California Case Summaries

Las Posas Valley Water Rights Coalition v. Ventura County Waterworks — Comprehensive groundwater adjudication and physical solution affirmed against landowner objections

Reported / Citable

Case
Las Posas Valley Water Rights Coalition v. Ventura County Waterworks District No. 1
Court
2nd District Court of Appeal
Date Decided
2026-03-05
Docket No.
B330837
Status
Reported / Citable
Topics
Groundwater adjudication, Sustainable Groundwater Management Act, physical solution, correlative rights, appropriative rights, watermaster, mutual water companies, Las Posas Valley Basin

Background

The Las Posas Valley Groundwater Basin underlies about 42,200 acres in Ventura County and supports agricultural, commercial, and residential uses. The state recognizes it as a single basin, but Fox Canyon Groundwater Management Agency manages it in eastern and western areas separated by the approximate location of the Somis Fault. After decades of declining water levels, Fox Canyon adopted ordinances limiting new wells and pumping, and in 2014 the Legislature enacted the Sustainable Groundwater Management Act (SGMA) to require local agencies to bring overdrafted basins into balance.

The Las Posas Valley Water Rights Coalition, an unincorporated association of overlying landowners, brought a comprehensive adjudication to determine all groundwater rights in the basin. The trial court conducted the adjudication in three phases. Phase 1 set the basin’s initial Total Safe Yield and quantified rights for two public water suppliers. Phase 2 allocated the remaining rights based on a settlement supported by the majority of parties, prioritizing overlying landowners with correlative rights and concluding there was no surplus available for appropriators with second-priority rights. Phase 3 adopted a comprehensive “physical solution” appointing Fox Canyon as watermaster.

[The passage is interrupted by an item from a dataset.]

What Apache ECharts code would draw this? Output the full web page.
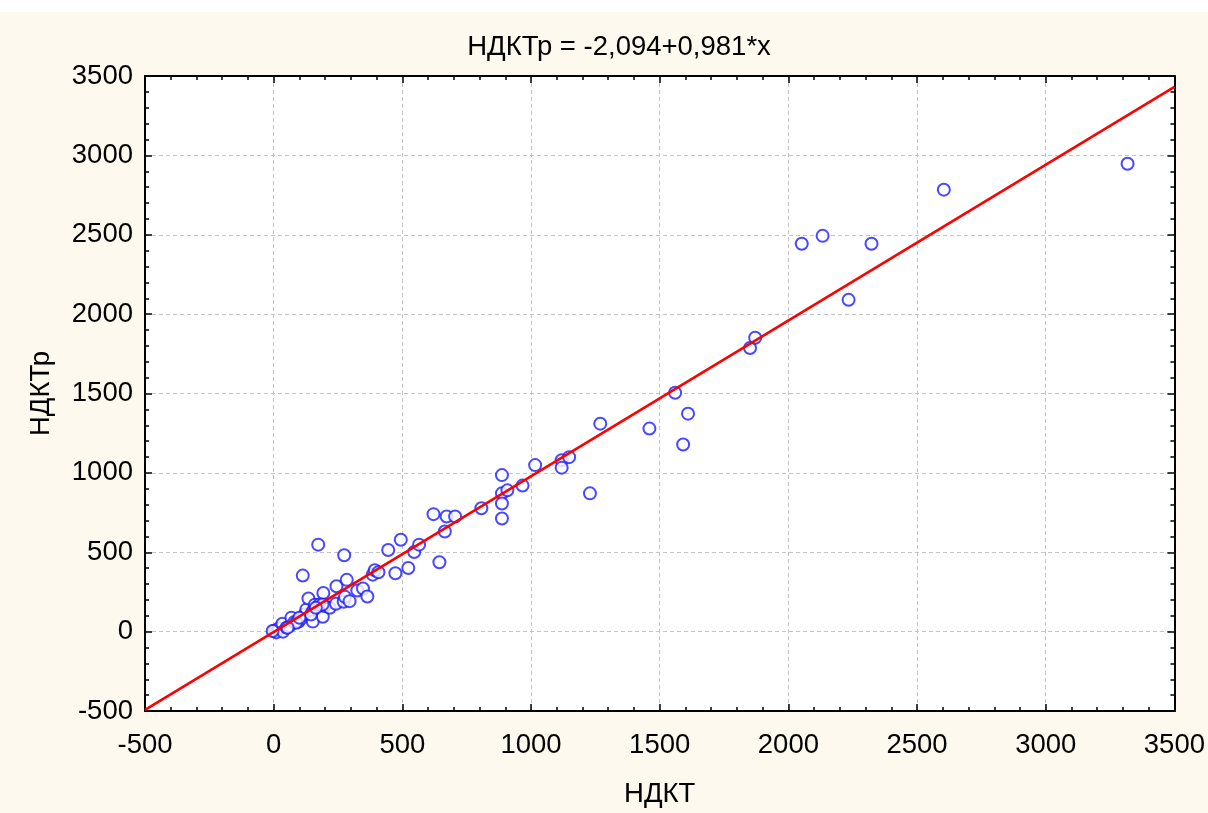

A small group of landowners (collectively Mahan Ranch) and two mutual water companies, Del Norte and Solano Verde, objected to aspects of the allocation, the inclusion of mutual water companies, and the structure of the physical solution. They appealed the final judgment.

The Court’s Holding

The Second District Court of Appeal, Division Six, affirmed the judgment in full. On the priority question, the court held that California groundwater law continues to recognize a hierarchy in which overlying landowners with correlative rights take priority over appropriators, and that the trial court correctly applied that hierarchy when allocating the basin’s safe yield. There was substantial evidence to support the trial court’s factual findings about historical use, sustainable yield, and the absence of any surplus available for second-priority appropriative rights.

On the treatment of mutual water companies, the court rejected the argument that allocating water rights to the underlying shareholders rather than to the companies as separate entities deprived the companies of property. A mutual water company holds and distributes water for the benefit of its shareholders, and the trial court’s allocation method respected the underlying ownership interests while ensuring that companies could continue to deliver water to those shareholders consistent with the physical solution.

On the structure of the physical solution itself, the court held that California courts have broad equitable authority to fashion physical solutions that balance the interests of all groundwater users in an overdrafted basin. The trial court permissibly fashioned a basin-wide solution rather than allowing certain users to opt out, finding that excluding objecting parties would undermine sustainable management and the proper allocation of management costs. The court also approved the appointment of Fox Canyon as watermaster given its statutory expertise and prior involvement in basin management.

Key Takeaways

  • Comprehensive groundwater adjudications under California’s 2015 statutory framework can resolve overlying, appropriative, and public agency rights in a single judgment, even over the objection of a minority of parties.
  • Overlying landowners with correlative rights retain first priority; appropriators receive water only when there is a surplus above the basin’s safe yield.
  • Allocations to shareholders of mutual water companies generally do not deprive the companies of property, so long as they remain able to deliver water consistent with the physical solution.
  • Trial courts can use their equitable powers to design basin-wide physical solutions and to refuse to allow individual users to opt out where doing so would undermine sustainable management.
  • Existing groundwater management agencies are well-positioned to serve as watermasters under court-supervised physical solutions.

Why It Matters

This is an important affirmation of the comprehensive adjudication model that California has adopted to bring overdrafted groundwater basins into compliance with SGMA. By upholding the basin-wide physical solution and the priority of correlative rights, the opinion gives lower courts a model for resolving similar disputes in other overdrafted basins. It also signals that holdout landowners and mutual water companies have a steep climb if they want to challenge a settlement-based allocation supported by the majority of basin users.

For agricultural and residential water users in California, the case underscores that participation in the adjudication process and in groundwater sustainability planning is the better strategy than attempting to opt out. Going forward, parties should expect courts to defer to the substantial expertise of existing groundwater management agencies when they are appointed as watermasters and to use their equitable powers to bind all basin users to a single management framework.